◆ **Instructions for the task**
Restate each of the lines below word for word and drop every picture.

◆ **Information provided**
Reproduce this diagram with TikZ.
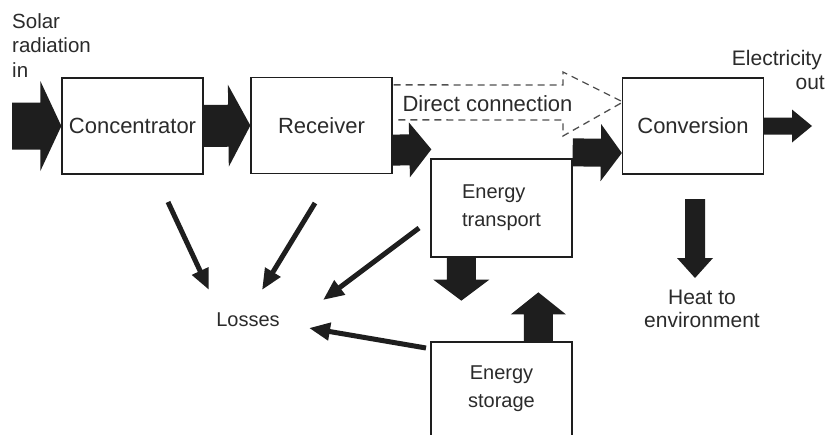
\documentclass[tikz,border=0pt]{standalone}
\usepackage{fontspec}
\setmainfont{Liberation Sans}
\usetikzlibrary{arrows.meta,calc}
\definecolor{ink}{HTML}{1E1E1E}
\definecolor{txt}{HTML}{2B2B2B}
\definecolor{dashc}{HTML}{505050}
\newcommand\fatarrow[5]{%
  \coordinate (fa-h) at ($(#2)!#5!(#1)$);
  \fill[fatfill] ($(#1)!#3!90:(#2)$) -- ($(fa-h)!#3!90:(#2)$) -- ($(fa-h)!#4!90:(#2)$)
    -- (#2) -- ($(fa-h)!#4!-90:(#2)$) -- ($(fa-h)!#3!-90:(#2)$) -- ($(#1)!#3!-90:(#2)$) -- cycle;}
\begin{document}
\begin{tikzpicture}[x=1pt,y=-1pt,
  box/.style={draw=ink, line width=1.3pt, fill=white, minimum width=141pt,
    minimum height=96pt, inner sep=0pt, text=txt, font=\fontsize{22}{26}\selectfont},
  smallbox/.style={box, font=\fontsize{20}{28}\selectfont},
  lbl/.style={text=txt, inner sep=0pt},
  fatfill/.style={fill=ink},
  lossarrow/.style={draw=ink, line width=5pt, -{Triangle[length=21pt,width=17pt]}},
  direct/.style={draw=dashc, line width=1.3pt, dash pattern=on 7pt off 5pt, line join=miter}]
\clip (0,0) rectangle (825,434);
\fill[white] (0,0) rectangle (825,434);

% boxes
\node[box] (conc) at (132.5,126) {Concentrator};
\node[box] (recv) at (321.5,125.5) {Receiver};
\node[box] (conv) at (693,126) {Conversion};
\node[smallbox, minimum height=98pt, align=left] (trans) at (501.5,208) {Energy\\transport};
\node[smallbox, minimum height=94pt, align=center] (stor) at (501.5,389) {Energy\\storage};

% texts
\node[lbl, anchor=north west, align=left, font=\fontsize{20.5}{24.5}\selectfont] (solar) at (12,13) {Solar\\radiation\\in};
\node[lbl, anchor=base east, font=\fontsize{21}{24}\selectfont] (elec) at (822,65) {Electricity};
\node[lbl, anchor=base east, font=\fontsize{21}{24}\selectfont] (out) at (825,89) {out};
\node[lbl, align=center, font=\fontsize{21}{23}\selectfont] (heat) at (702,309) {Heat to\\environment};
\node[lbl, font=\fontsize{20}{24}\selectfont] (loss) at (248,320) {Losses};

% direct connection (dashed hollow arrow)
\coordinate (d0) at ($(recv.north east)+(1,8)$);
\coordinate (tipd) at (623,102);
\draw[direct] (d0) -- (563,85) -- (563,72) -- (tipd) -- (563,136) -- (563,120) -- ($(recv.north east)+(1,43)$);
\node[lbl, font=\fontsize{22}{26}\selectfont] (dc) at (487.5,104) {Direct connection};

% fat arrows
\coordinate (sun) at (12,126);
\fatarrow{sun}{conc.west}{23.5pt}{45pt}{21pt}
\fatarrow{conc.east}{recv.west}{21pt}{41pt}{22pt}
\coordinate (r0) at ($(recv.south east)+(0,-24)$);
\coordinate (r1) at ($(trans.north west)+(1,-9)$);
\fatarrow{r0}{r1}{15.5pt}{27.5pt}{22pt}
\coordinate (t0) at ($(trans.north east)+(0,-6)$);
\coordinate (t1) at ($(conv.west)+(0,27)$);
\fatarrow{t0}{t1}{14pt}{28.5pt}{21pt}
\coordinate (eout) at (812,126);
\fatarrow{conv.east}{eout}{8.5pt}{16.5pt}{20pt}
\coordinate (h0) at (695,199);
\coordinate (h1) at (695,278);
\fatarrow{h0}{h1}{10pt}{18pt}{20pt}
\coordinate (ts0) at ($(trans.south west)+(31,0)$);
\coordinate (ts1) at ($(trans.south west)+(31,43)$);
\fatarrow{ts0}{ts1}{14.5pt}{28pt}{21pt}
\coordinate (st0) at ($(stor.north west)+(108,0)$);
\coordinate (st1) at ($(stor.north west)+(108,-49)$);
\fatarrow{st0}{st1}{14.5pt}{27.5pt}{22pt}

% losses arrows
\coordinate (l1s) at (168,202); \coordinate (l1e) at (209,290);
\coordinate (l2s) at (315,203); \coordinate (l2e) at (262,290);
\coordinate (l3s) at (419,228); \coordinate (l3e) at (323,300);
\coordinate (l4s) at (426,348); \coordinate (l4e) at (309,328);
\draw[lossarrow] (l1s) -- (l1e);
\draw[lossarrow] (l2s) -- (l2e);
\draw[lossarrow] (l3s) -- (l3e);
\draw[lossarrow] (l4s) -- (l4e);
\end{tikzpicture}
\end{document}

◆ **Full response**
Reproduce this diagram with TikZ.
\documentclass[tikz,border=0pt]{standalone}
\usepackage{fontspec}
\setmainfont{Liberation Sans}
\usetikzlibrary{arrows.meta,calc}
\definecolor{ink}{HTML}{1E1E1E}
\definecolor{txt}{HTML}{2B2B2B}
\definecolor{dashc}{HTML}{505050}
\newcommand\fatarrow[5]{%
  \coordinate (fa-h) at ($(#2)!#5!(#1)$);
  \fill[fatfill] ($(#1)!#3!90:(#2)$) -- ($(fa-h)!#3!90:(#2)$) -- ($(fa-h)!#4!90:(#2)$)
    -- (#2) -- ($(fa-h)!#4!-90:(#2)$) -- ($(fa-h)!#3!-90:(#2)$) -- ($(#1)!#3!-90:(#2)$) -- cycle;}
\begin{document}
\begin{tikzpicture}[x=1pt,y=-1pt,
  box/.style={draw=ink, line width=1.3pt, fill=white, minimum width=141pt,
    minimum height=96pt, inner sep=0pt, text=txt, font=\fontsize{22}{26}\selectfont},
  smallbox/.style={box, font=\fontsize{20}{28}\selectfont},
  lbl/.style={text=txt, inner sep=0pt},
  fatfill/.style={fill=ink},
  lossarrow/.style={draw=ink, line width=5pt, -{Triangle[length=21pt,width=17pt]}},
  direct/.style={draw=dashc, line width=1.3pt, dash pattern=on 7pt off 5pt, line join=miter}]
\clip (0,0) rectangle (825,434);
\fill[white] (0,0) rectangle (825,434);

% boxes
\node[box] (conc) at (132.5,126) {Concentrator};
\node[box] (recv) at (321.5,125.5) {Receiver};
\node[box] (conv) at (693,126) {Conversion};
\node[smallbox, minimum height=98pt, align=left] (trans) at (501.5,208) {Energy\\transport};
\node[smallbox, minimum height=94pt, align=center] (stor) at (501.5,389) {Energy\\storage};

% texts
\node[lbl, anchor=north west, align=left, font=\fontsize{20.5}{24.5}\selectfont] (solar) at (12,13) {Solar\\radiation\\in};
\node[lbl, anchor=base east, font=\fontsize{21}{24}\selectfont] (elec) at (822,65) {Electricity};
\node[lbl, anchor=base east, font=\fontsize{21}{24}\selectfont] (out) at (825,89) {out};
\node[lbl, align=center, font=\fontsize{21}{23}\selectfont] (heat) at (702,309) {Heat to\\environment};
\node[lbl, font=\fontsize{20}{24}\selectfont] (loss) at (248,320) {Losses};

% direct connection (dashed hollow arrow)
\coordinate (d0) at ($(recv.north east)+(1,8)$);
\coordinate (tipd) at (623,102);
\draw[direct] (d0) -- (563,85) -- (563,72) -- (tipd) -- (563,136) -- (563,120) -- ($(recv.north east)+(1,43)$);
\node[lbl, font=\fontsize{22}{26}\selectfont] (dc) at (487.5,104) {Direct connection};

% fat arrows
\coordinate (sun) at (12,126);
\fatarrow{sun}{conc.west}{23.5pt}{45pt}{21pt}
\fatarrow{conc.east}{recv.west}{21pt}{41pt}{22pt}
\coordinate (r0) at ($(recv.south east)+(0,-24)$);
\coordinate (r1) at ($(trans.north west)+(1,-9)$);
\fatarrow{r0}{r1}{15.5pt}{27.5pt}{22pt}
\coordinate (t0) at ($(trans.north east)+(0,-6)$);
\coordinate (t1) at ($(conv.west)+(0,27)$);
\fatarrow{t0}{t1}{14pt}{28.5pt}{21pt}
\coordinate (eout) at (812,126);
\fatarrow{conv.east}{eout}{8.5pt}{16.5pt}{20pt}
\coordinate (h0) at (695,199);
\coordinate (h1) at (695,278);
\fatarrow{h0}{h1}{10pt}{18pt}{20pt}
\coordinate (ts0) at ($(trans.south west)+(31,0)$);
\coordinate (ts1) at ($(trans.south west)+(31,43)$);
\fatarrow{ts0}{ts1}{14.5pt}{28pt}{21pt}
\coordinate (st0) at ($(stor.north west)+(108,0)$);
\coordinate (st1) at ($(stor.north west)+(108,-49)$);
\fatarrow{st0}{st1}{14.5pt}{27.5pt}{22pt}

% losses arrows
\coordinate (l1s) at (168,202); \coordinate (l1e) at (209,290);
\coordinate (l2s) at (315,203); \coordinate (l2e) at (262,290);
\coordinate (l3s) at (419,228); \coordinate (l3e) at (323,300);
\coordinate (l4s) at (426,348); \coordinate (l4e) at (309,328);
\draw[lossarrow] (l1s) -- (l1e);
\draw[lossarrow] (l2s) -- (l2e);
\draw[lossarrow] (l3s) -- (l3e);
\draw[lossarrow] (l4s) -- (l4e);
\end{tikzpicture}
\end{document}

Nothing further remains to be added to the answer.